YOUR TASK: In the records below, find the line containing "Rebuild this chart" and the line containing "var chart = echarts.init(document.getElementById('chart'));". Give again exactly those lines and every line between them, omitting the pictures.

SUPPLIED RECORDS:
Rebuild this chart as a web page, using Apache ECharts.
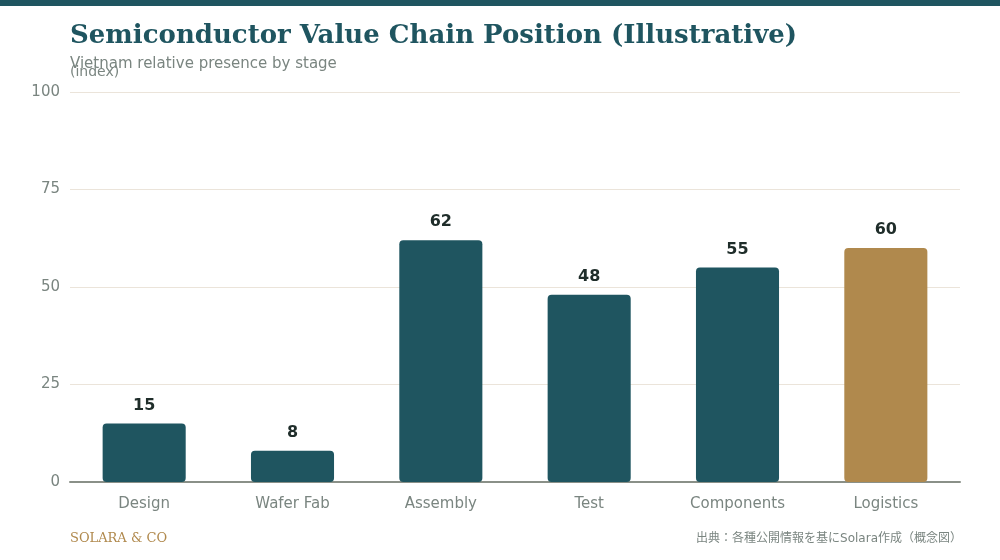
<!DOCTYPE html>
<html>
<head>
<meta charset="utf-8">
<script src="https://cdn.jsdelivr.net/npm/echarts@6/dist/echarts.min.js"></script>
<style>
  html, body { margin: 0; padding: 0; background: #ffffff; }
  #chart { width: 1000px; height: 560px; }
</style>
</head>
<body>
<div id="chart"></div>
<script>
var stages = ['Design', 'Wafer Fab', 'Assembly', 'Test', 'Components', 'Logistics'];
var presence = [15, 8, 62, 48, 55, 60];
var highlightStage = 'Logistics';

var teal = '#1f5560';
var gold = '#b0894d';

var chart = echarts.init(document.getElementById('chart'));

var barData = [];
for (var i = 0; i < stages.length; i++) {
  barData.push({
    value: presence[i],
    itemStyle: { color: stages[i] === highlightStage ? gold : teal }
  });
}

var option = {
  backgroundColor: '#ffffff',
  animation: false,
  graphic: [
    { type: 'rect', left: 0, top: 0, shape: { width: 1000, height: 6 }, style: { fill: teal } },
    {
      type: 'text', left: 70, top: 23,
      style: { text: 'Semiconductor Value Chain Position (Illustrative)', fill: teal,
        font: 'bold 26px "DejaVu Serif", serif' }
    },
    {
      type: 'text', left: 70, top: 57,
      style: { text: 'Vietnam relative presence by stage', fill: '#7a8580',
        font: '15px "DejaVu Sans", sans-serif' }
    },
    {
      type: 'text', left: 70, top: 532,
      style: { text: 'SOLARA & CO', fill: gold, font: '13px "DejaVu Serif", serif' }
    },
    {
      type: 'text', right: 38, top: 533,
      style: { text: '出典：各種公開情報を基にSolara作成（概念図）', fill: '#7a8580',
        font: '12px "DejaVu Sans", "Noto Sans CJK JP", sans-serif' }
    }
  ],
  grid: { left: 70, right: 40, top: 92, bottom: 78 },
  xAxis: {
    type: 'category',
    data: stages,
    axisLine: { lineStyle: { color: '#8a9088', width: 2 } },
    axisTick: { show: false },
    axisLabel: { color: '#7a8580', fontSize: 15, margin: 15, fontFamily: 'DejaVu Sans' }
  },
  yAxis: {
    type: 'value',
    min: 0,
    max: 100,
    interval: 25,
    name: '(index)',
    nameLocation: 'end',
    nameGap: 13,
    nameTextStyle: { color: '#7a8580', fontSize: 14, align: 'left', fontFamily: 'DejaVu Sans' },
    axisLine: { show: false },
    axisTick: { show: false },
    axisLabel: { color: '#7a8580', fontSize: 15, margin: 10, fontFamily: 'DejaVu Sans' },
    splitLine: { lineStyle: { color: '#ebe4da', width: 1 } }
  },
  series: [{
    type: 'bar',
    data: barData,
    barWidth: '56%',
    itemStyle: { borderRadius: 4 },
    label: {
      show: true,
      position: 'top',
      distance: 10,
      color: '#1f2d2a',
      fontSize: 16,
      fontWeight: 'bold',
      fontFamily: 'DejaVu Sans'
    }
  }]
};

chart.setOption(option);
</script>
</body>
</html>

* * *

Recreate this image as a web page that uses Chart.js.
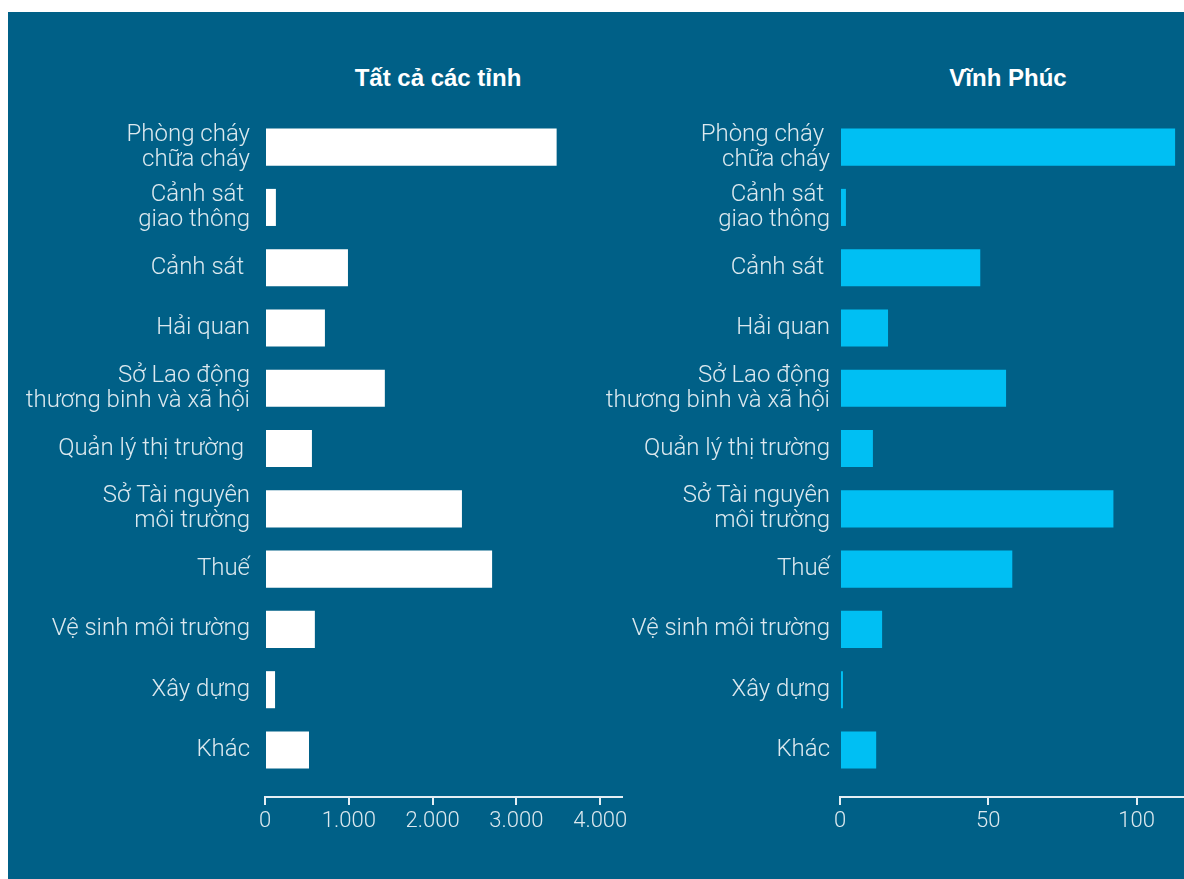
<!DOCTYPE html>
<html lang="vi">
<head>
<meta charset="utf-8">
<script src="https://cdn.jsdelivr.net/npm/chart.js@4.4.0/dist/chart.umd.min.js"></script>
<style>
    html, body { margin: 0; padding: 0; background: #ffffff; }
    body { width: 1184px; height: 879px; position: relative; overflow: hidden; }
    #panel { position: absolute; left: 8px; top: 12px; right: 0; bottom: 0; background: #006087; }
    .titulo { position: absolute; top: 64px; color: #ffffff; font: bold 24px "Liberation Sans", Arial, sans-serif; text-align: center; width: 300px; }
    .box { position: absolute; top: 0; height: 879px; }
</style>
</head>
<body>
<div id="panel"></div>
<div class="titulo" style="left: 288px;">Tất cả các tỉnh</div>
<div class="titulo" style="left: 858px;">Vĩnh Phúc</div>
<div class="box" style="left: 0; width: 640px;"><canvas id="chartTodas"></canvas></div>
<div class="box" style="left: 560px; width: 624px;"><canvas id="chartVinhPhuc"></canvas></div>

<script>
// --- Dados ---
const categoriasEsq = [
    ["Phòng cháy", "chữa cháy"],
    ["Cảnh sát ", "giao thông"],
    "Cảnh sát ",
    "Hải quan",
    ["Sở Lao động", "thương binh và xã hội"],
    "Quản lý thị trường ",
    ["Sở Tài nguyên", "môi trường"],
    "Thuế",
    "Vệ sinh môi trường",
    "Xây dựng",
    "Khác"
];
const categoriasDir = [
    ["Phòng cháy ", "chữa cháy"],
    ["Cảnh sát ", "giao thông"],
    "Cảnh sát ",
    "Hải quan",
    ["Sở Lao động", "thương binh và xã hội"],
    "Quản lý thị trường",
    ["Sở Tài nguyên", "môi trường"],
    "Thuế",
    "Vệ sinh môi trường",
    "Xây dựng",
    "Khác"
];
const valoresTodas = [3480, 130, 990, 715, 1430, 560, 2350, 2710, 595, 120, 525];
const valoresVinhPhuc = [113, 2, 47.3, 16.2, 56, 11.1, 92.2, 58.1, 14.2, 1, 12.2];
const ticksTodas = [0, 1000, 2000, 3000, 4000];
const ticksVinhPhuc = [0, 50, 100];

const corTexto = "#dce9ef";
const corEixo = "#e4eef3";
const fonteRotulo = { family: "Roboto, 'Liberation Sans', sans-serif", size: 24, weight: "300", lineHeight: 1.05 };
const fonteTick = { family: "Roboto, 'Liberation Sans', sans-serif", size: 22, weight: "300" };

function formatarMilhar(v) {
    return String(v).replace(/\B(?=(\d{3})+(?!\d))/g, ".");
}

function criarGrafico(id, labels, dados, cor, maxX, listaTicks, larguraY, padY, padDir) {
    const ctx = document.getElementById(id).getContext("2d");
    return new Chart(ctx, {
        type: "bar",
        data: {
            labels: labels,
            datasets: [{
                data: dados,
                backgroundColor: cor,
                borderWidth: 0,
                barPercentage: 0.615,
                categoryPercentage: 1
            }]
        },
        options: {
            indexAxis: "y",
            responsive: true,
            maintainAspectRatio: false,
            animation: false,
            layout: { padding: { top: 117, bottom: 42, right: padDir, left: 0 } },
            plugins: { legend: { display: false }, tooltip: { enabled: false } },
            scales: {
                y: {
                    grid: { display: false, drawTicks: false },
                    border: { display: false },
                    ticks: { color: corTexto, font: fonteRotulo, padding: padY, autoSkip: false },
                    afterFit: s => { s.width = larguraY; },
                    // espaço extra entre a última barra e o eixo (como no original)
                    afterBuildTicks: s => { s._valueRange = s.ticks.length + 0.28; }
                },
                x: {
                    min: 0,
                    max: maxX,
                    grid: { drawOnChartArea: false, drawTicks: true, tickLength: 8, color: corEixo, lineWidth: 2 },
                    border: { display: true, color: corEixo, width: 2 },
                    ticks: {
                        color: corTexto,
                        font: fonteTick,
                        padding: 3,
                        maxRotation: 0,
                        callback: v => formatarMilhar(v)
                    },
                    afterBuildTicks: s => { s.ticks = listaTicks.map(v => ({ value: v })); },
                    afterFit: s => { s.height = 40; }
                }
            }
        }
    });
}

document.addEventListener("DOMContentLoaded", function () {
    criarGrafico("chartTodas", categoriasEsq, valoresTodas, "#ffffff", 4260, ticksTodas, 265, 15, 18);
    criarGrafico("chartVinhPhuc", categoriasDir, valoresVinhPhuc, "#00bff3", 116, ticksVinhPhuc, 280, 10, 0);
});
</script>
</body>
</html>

TASK OUTPUT:
Rebuild this chart as a web page, using Apache ECharts.
<!DOCTYPE html>
<html>
<head>
<meta charset="utf-8">
<script src="https://cdn.jsdelivr.net/npm/echarts@6/dist/echarts.min.js"></script>
<style>
  html, body { margin: 0; padding: 0; background: #ffffff; }
  #chart { width: 1000px; height: 560px; }
</style>
</head>
<body>
<div id="chart"></div>
<script>
var stages = ['Design', 'Wafer Fab', 'Assembly', 'Test', 'Components', 'Logistics'];
var presence = [15, 8, 62, 48, 55, 60];
var highlightStage = 'Logistics';

var teal = '#1f5560';
var gold = '#b0894d';

var chart = echarts.init(document.getElementById('chart'));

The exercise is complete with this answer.